3. Digital Learning 
  • Historically, the digital has become most prominent in the 21st century, but it actually has deep roots much further back in time. The digital isn't equivalent either to "electronic" or "online," even if these are all closely associated today. No, the digital began with conscious uses of numbers and symbols to understand and to manage our world, and with discrete ways of ordering and organizing ideas (think lists, matrices, taxonomies), and instructions (algorithms are ordered sets of instructions, and go back to formulas for tabulating interest or to recipes, and precede software by centuries). Of course, more contemporary "digital" ways of learning (electronic and online) offer a range of diverse modes.
  • Kinds of digital learning
    • List making, creating ordered arrangements of knowledge via charts, matrices, taxonomies (this can be electronic or not, and is obviously tied to visual / graphic modes of learning)
    • Curating media (selecting and organizing images, sounds, videos, etc.)
    • Creating instruction sets (recipes, how-to's, or even actual software programs)
    • Making infographics, slideshows, Prezi presentations
    • Web searches (especially if selected / curated / reflected upon)
    • Social media (searching within, or networking, or curating, etc.)
    • Content creation (for blogs, websites, social media accounts)
    • Finding, listening to, or recording and making audio files or podcast episodes
    • Finding, viewing, or recording and making videos, animations, etc.

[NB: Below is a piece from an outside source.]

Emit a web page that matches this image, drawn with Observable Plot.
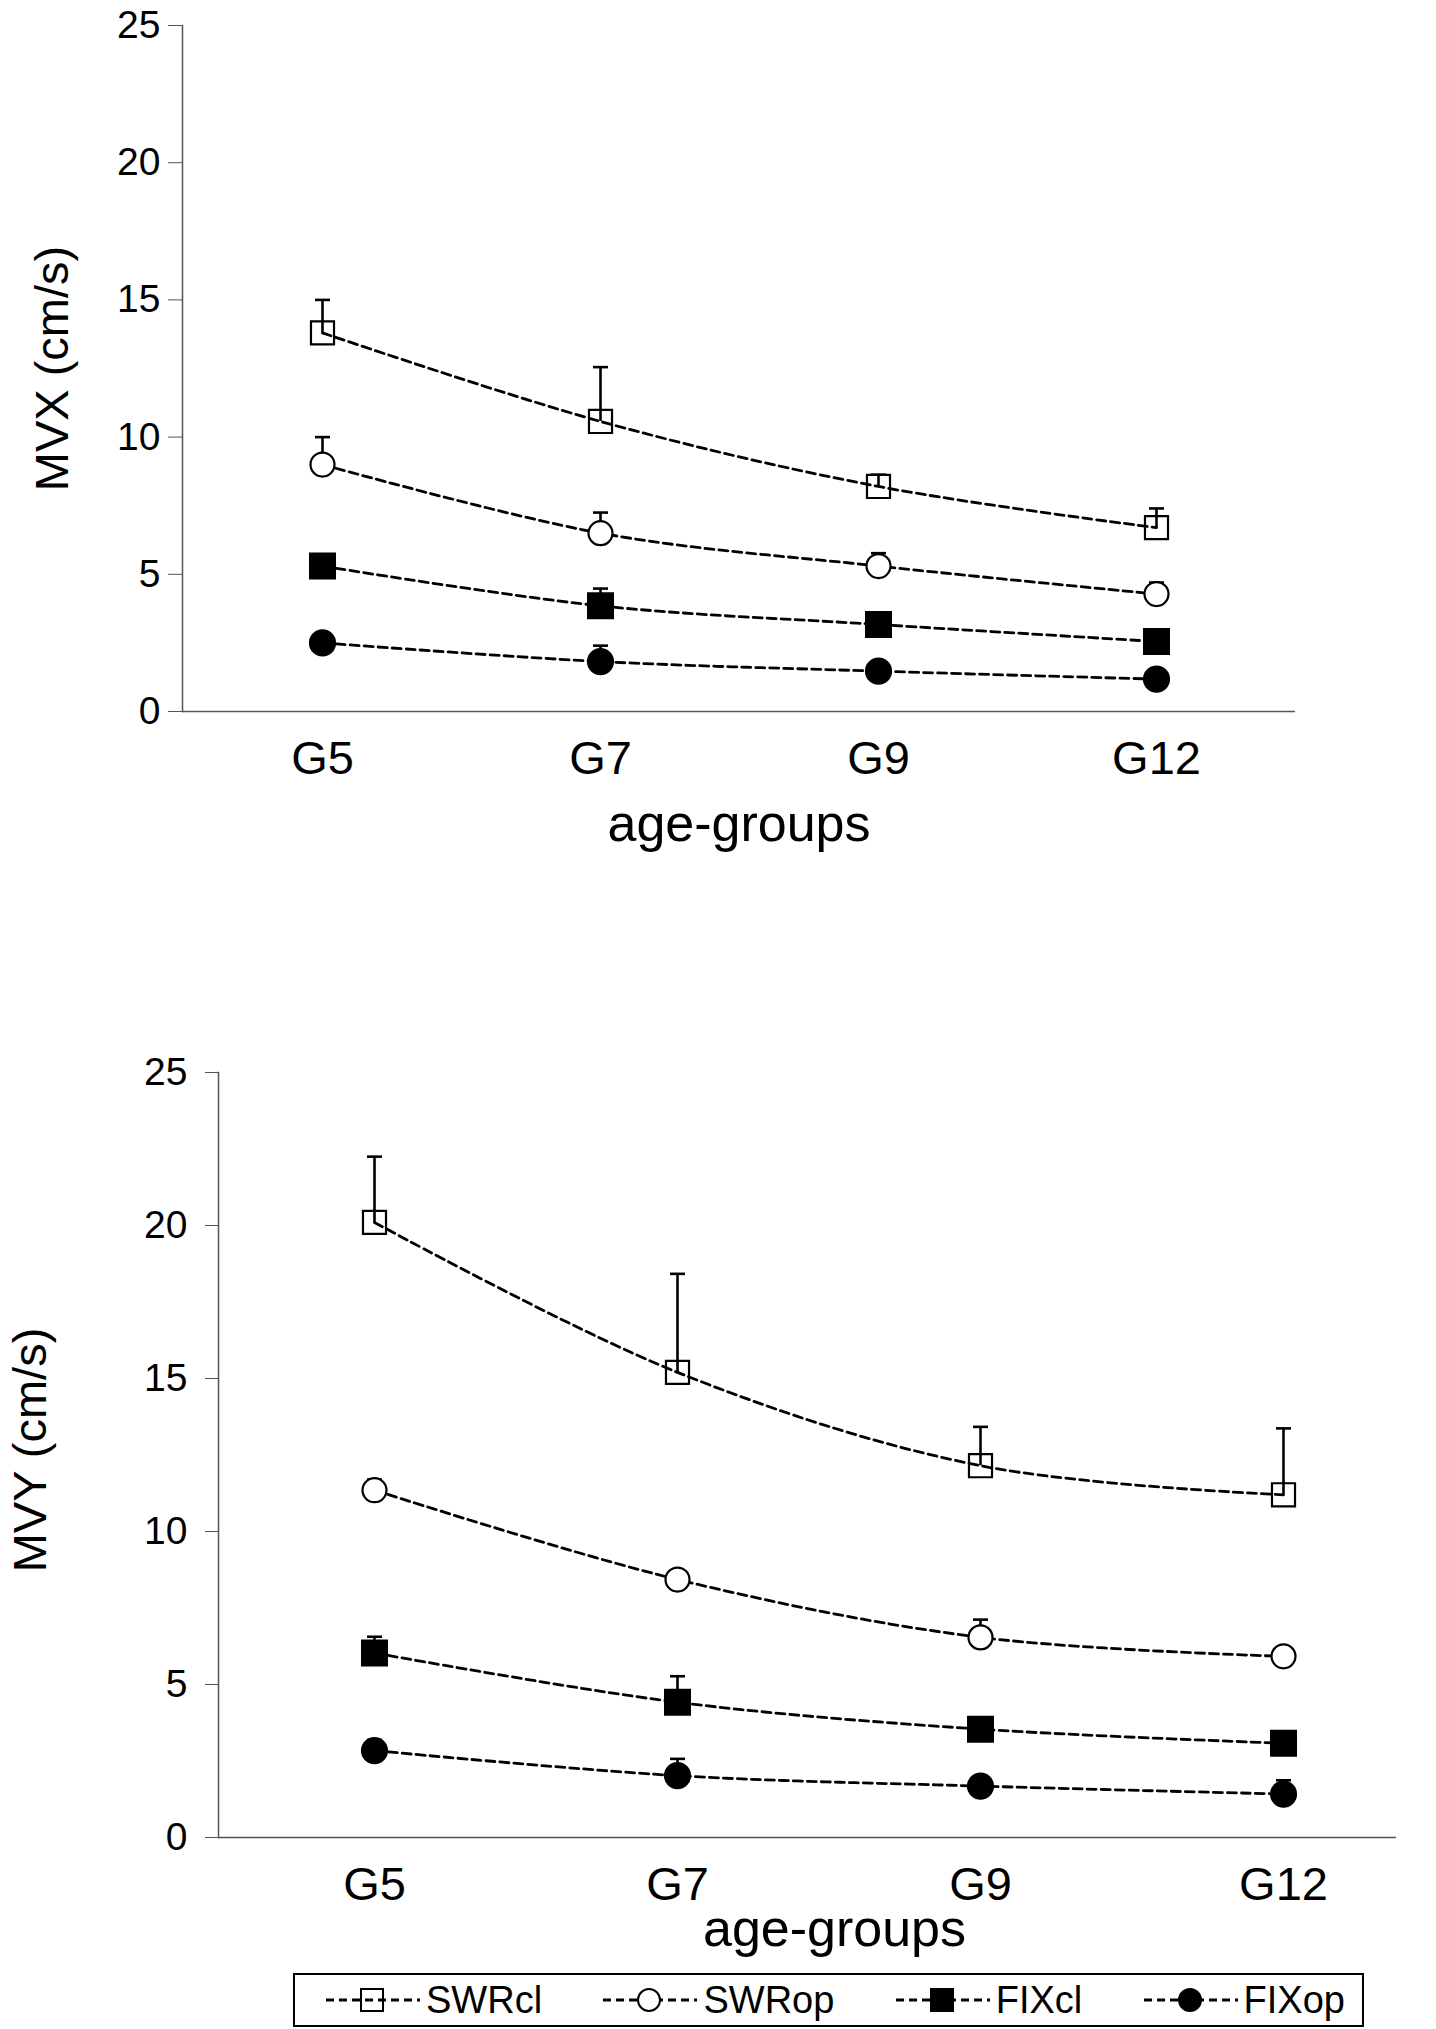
<!DOCTYPE html>
<html>
<head>
<meta charset="utf-8">
<script src="https://cdn.jsdelivr.net/npm/d3@7"></script>
<script src="https://cdn.jsdelivr.net/npm/@observablehq/plot@0.6"></script>
<style>
  body { margin: 0; background: white; font-family: "Liberation Sans", Arial, sans-serif; }
  #charts svg { display: block; }
  #legend {
    margin: 8px 0 0 293px;
    width: 1019px;
    height: 50px;
    border: 2px solid black;
    display: flex;
    align-items: center;
    justify-content: space-between;
    padding: 0 17px 0 31px;
    box-sizing: content-box;
  }
  #legend .item { display: flex; align-items: center; }
  #legend span { font-size: 38px; margin-left: 6px; color: black; }
</style>
</head>
<body>
<div id="charts"></div>
<div id="legend"></div>
<script>
const groups = ["G5", "G7", "G9", "G12"];
const seriesNames = ["SWRcl", "SWRop", "FIXcl", "FIXop"];
const yTicks = [0, 5, 10, 15, 20, 25];

// MVX means and top of error bar (null = no bar visible)
const mvxSWRcl = [13.8, 10.57, 8.2, 6.7];
const mvxSWRclTop = [15.0, 12.55, 8.63, 7.4];
const mvxSWRop = [9.0, 6.5, 5.3, 4.28];
const mvxSWRopTop = [10.0, 7.25, 5.77, 4.7];
const mvxFIXcl = [5.3, 3.85, 3.17, 2.55];
const mvxFIXclTop = [5.67, 4.48, null, null];
const mvxFIXop = [2.5, 1.82, 1.47, 1.18];
const mvxFIXopTop = [2.85, 2.4, null, null];

// MVY
const mvySWRcl = [20.1, 15.2, 12.15, 11.2];
const mvySWRclTop = [22.25, 18.42, 13.42, 13.37];
const mvySWRop = [11.35, 8.43, 6.54, 5.92];
const mvySWRopTop = [11.7, null, 7.12, null];
const mvyFIXcl = [6.03, 4.42, 3.54, 3.08];
const mvyFIXclTop = [6.56, 5.27, null, null];
const mvyFIXop = [2.84, 2.02, 1.68, 1.42];
const mvyFIXopTop = [3.19, 2.57, null, 1.87];

const symbolSpec = {
  SWRcl: {symbol: "square", fill: "none", r: 13},
  SWRop: {symbol: "circle", fill: "white", r: 12},
  FIXcl: {symbol: "square", fill: "black", r: 14},
  FIXop: {symbol: "circle", fill: "black", r: 12.5}
};

// horizontal stroke used as the cap of an error bar
const capSymbol = {
  draw(context, size) {
    const w = Math.sqrt(size / Math.PI);
    context.moveTo(-w, 0);
    context.lineTo(w, 0);
  }
};

function rows(means, tops) {
  const out = [];
  seriesNames.forEach((s, k) => {
    groups.forEach((g, i) => {
      out.push({series: s, group: g, value: means[k][i], top: tops[k][i]});
    });
  });
  return out;
}

function chart(data, o) {
  const errs = data.filter((d) => d.top != null);
  return Plot.plot({
    width: 1436,
    height: o.height,
    marginLeft: o.marginLeft,
    marginRight: o.marginRight,
    marginTop: o.marginTop,
    marginBottom: o.marginBottom,
    style: {fontFamily: "Liberation Sans, Arial, sans-serif", color: "black", background: "white"},
    x: {type: "point", domain: groups, padding: o.padding, align: o.align},
    y: {domain: [0, 25]},
    marks: [
      Plot.ruleY([0], {stroke: "#555", strokeWidth: 1.5}),
      Plot.frame({anchor: "left", stroke: "#555", strokeWidth: 1.5}),
      Plot.axisY({ticks: yTicks, tickSize: o.tickSize, tickPadding: o.tickPadding, fontSize: 39, label: null, stroke: "#555"}),
      Plot.axisX({tickSize: 0, tickPadding: 29, fontSize: 47, label: null}),
      Plot.line(data, {x: "group", y: "value", z: "series", stroke: "black", strokeWidth: 2.8,
        strokeDasharray: "9,5", curve: "catmull-rom"}),
      Plot.ruleX(errs, {x: "group", y1: "value", y2: "top", stroke: "black", strokeWidth: 2.6}),
      Plot.dot(errs, {x: "group", y: "top", symbol: capSymbol, r: 7.5, fill: "none", stroke: "black", strokeWidth: 2.6}),
      ...seriesNames.map((s) => Plot.dot(data.filter((d) => d.series === s), {
        x: "group", y: "value", symbol: symbolSpec[s].symbol, fill: symbolSpec[s].fill,
        r: symbolSpec[s].r, stroke: "black", strokeWidth: 2.2
      })),
      Plot.text([o.yLabel], {text: (d) => d, frameAnchor: "left", textAnchor: "middle", lineAnchor: "middle",
        rotate: -90, dx: o.yLabelDx, dy: o.yLabelDy, fontSize: 47}),
      Plot.text(["age-groups"], {text: (d) => d, frameAnchor: "bottom", dx: o.xLabelDx, dy: o.xLabelDy, fontSize: 52})
    ]
  });
}

const chartX = chart(
  rows([mvxSWRcl, mvxSWRop, mvxFIXcl, mvxFIXop], [mvxSWRclTop, mvxSWRopTop, mvxFIXclTop, mvxFIXopTop]),
  {height: 1040, marginLeft: 182, marginRight: 141, marginTop: 25, marginBottom: 329,
   padding: 0.5, align: 0.5, tickSize: 14, tickPadding: 8,
   yLabel: "MVX (cm/s)", yLabelDx: -130, yLabelDy: 0, xLabelDx: 0, xLabelDy: 129}
);
const chartY = chart(
  rows([mvySWRcl, mvySWRop, mvyFIXcl, mvyFIXop], [mvySWRclTop, mvySWRopTop, mvyFIXclTop, mvyFIXopTop]),
  {height: 925, marginLeft: 218, marginRight: 40, marginTop: 32, marginBottom: 128,
   padding: 0.44, align: 0.58, tickSize: 13, tickPadding: 18,
   yLabel: "MVY (cm/s)", yLabelDx: -188, yLabelDy: -5, xLabelDx: 27, xLabelDy: 108}
);
d3.select("#charts").append(() => chartX);
d3.select("#charts").append(() => chartY);

// legend: dashed line through each marker, then the name
const legend = d3.select("#legend");
seriesNames.forEach((s) => {
  const item = legend.append("div").attr("class", "item");
  const svg = item.append("svg").attr("width", 94).attr("height", 40);
  svg.append("line").attr("x1", 0).attr("x2", 94).attr("y1", 20).attr("y2", 20)
    .attr("stroke", "black").attr("stroke-width", 2.8).attr("stroke-dasharray", "8,5");
  const spec = symbolSpec[s];
  if (spec.symbol === "square") {
    svg.append("rect").attr("x", 35).attr("y", 9).attr("width", 22).attr("height", 22)
      .attr("fill", spec.fill).attr("stroke", "black").attr("stroke-width", 2);
  } else {
    svg.append("circle").attr("cx", 46).attr("cy", 20).attr("r", 11)
      .attr("fill", spec.fill).attr("stroke", "black").attr("stroke-width", 2);
  }
  item.append("span").text(s);
});
</script>
</body>
</html>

    • Querying experts or enthusiasts via email or social media
    • Video conferencing with fellow learners or with experts
    • Integrating learning into your life in diverse ways by using digital tools (apps, feeds, wearable tech,)
    • Augmented reality (apps) or virtual reality platforms or experiences
    • Video games (yes, these can be important learning modes and not just entertainment)
    • Commerce (buying and selling digitally, researching products, or engaging in digital capitalism)
4. Experiential Learning 
  • Experiential learning is learning by doing. Historically, experiential learning preceded formal education or schooling. Consider how children learn by doing in the home, or via apprenticeships. "Experiential learning" is a way of accounting for a kind of learning that comes through travel, or through engaging a specific physical environment. Think of how people have learned to hunt, or to plant, or to sew, or to bake. So much of current education is tied to abstract learning (via books and visual or electronic media) that we sometimes forget how common and profound is learning via various experiences, including physical labor and work. "On-the-job training" is experiential learning. So is digging a ditch, weeding a garden, or changing a tire.

    Historically, experiential learning can be tied to the romantic resistance to formal education (consider Rousseau's emphasis on learning by being in nature rather than in a classroom). Travel has been a huge part of experiential learning across history, and was sometimes tied to exploration, to tourism, or to trade. Consider how merchants had to learn foreign languages, currencies, and cultures for the sake of trade. Another historical example of experiential learning involving travel has been the "grand tour," a kind of educational rite of passage in the 17th-19th centuries that involved travel across Europe (for the privileged, anyway). We can link this to today's study abroad programs. Museums, which came of age in the 18th century, became a standard kind of experiential educational experience. Internships, a kind of modern apprenticeship, are a common kind of experiential learning today, as are various modes of applied learning done both within and outside of schools (labs, for example, or vocational apprenticeships).
  • Kinds of Experiential Learning
    • Nature experiences (if prepped for and reflected upon)
    • Athletic experiences (if prepped for and reflected upon)
    • Domestic arts, crafts, making, and caring (cooking, decorating, making clothing, instructing and training children, care for the elderly or infirm) 
    • Vocational learning (crafts and trades)
    • Hands-on hobbies (woodworking, welding, crochet, knitting, sewing, decorating, landscaping, working on cars, making models, quilting, cooking, painting, crafting, etc.)
    • Games (especially if this includes a social experience, and not always electronic games)
    • Exercise and athletics (if reflected upon)
    • Travel (to new places, near or far, especially if prepped for and reflected upon)
    • Visits to historical or cultural venues
    • Live music (if appropriately reflected upon)
    • Making and creating: physical crafts, food, etc.; digital creations; artistic creations of all types. This could include exhibiting, sharing, or selling.
    • Lab work and experiments (informal or formal)
5. Social Learning
Learning with and for other people is so common that it may seem not to merit special attention. However, this is such a critical mode of learning that I draw special attention to it -- in part because we may too readily defer to isolated modes of learning, or we may limit the range of how we do socialize our learning. It's good to reflect on how one's learning can be enhanced by making it more consciously a social experience.
  • Historically, learning has been intensely a social experience (think of learning within families, learning in school settings, and the many kinds of informal learning that takes place through conversation). The courtiers of the Renaissance modeled sophisticated conversation and "sprezzatura" as a mode of interactive learning. This was echoed in a later period, the 18th century, when salons (for the elite) or coffee houses (for the commoners) provided venues for gathering and sharing ideas, including intellectual treatises or political writings. Every form of formal education has a social aspect to it: tutoring, apprenticeships and internships, classroom discussions, online educational forums, etc.
  • Kinds of Social Learning
    • In-class discussion
    • Online discussion 
    • Communication with co-learners (not necessarily in the same classroom or institution)
    • Sharing learning with family and friends ("homies")
    • Finding and consulting with enthusiasts and experts, either in person or online
    • Sharing interim learning efforts and in-process projects with co-learners, homies, enthusiasts, and experts
    • Exhibiting, publishing, or more formal presentation/sharing of learning activities (showcases, conferences, symposia, etc.)
    • Use of social media for research purposes, for creating a personal or professional learning network, or for general conversation on a subject about one is learning

      It may be useful to contrast social learning with non-social (or even anti-social) kinds of learning. Reading a book is not a social learning experience (unless one converses about it in some way). And learning can be relatively less or more social.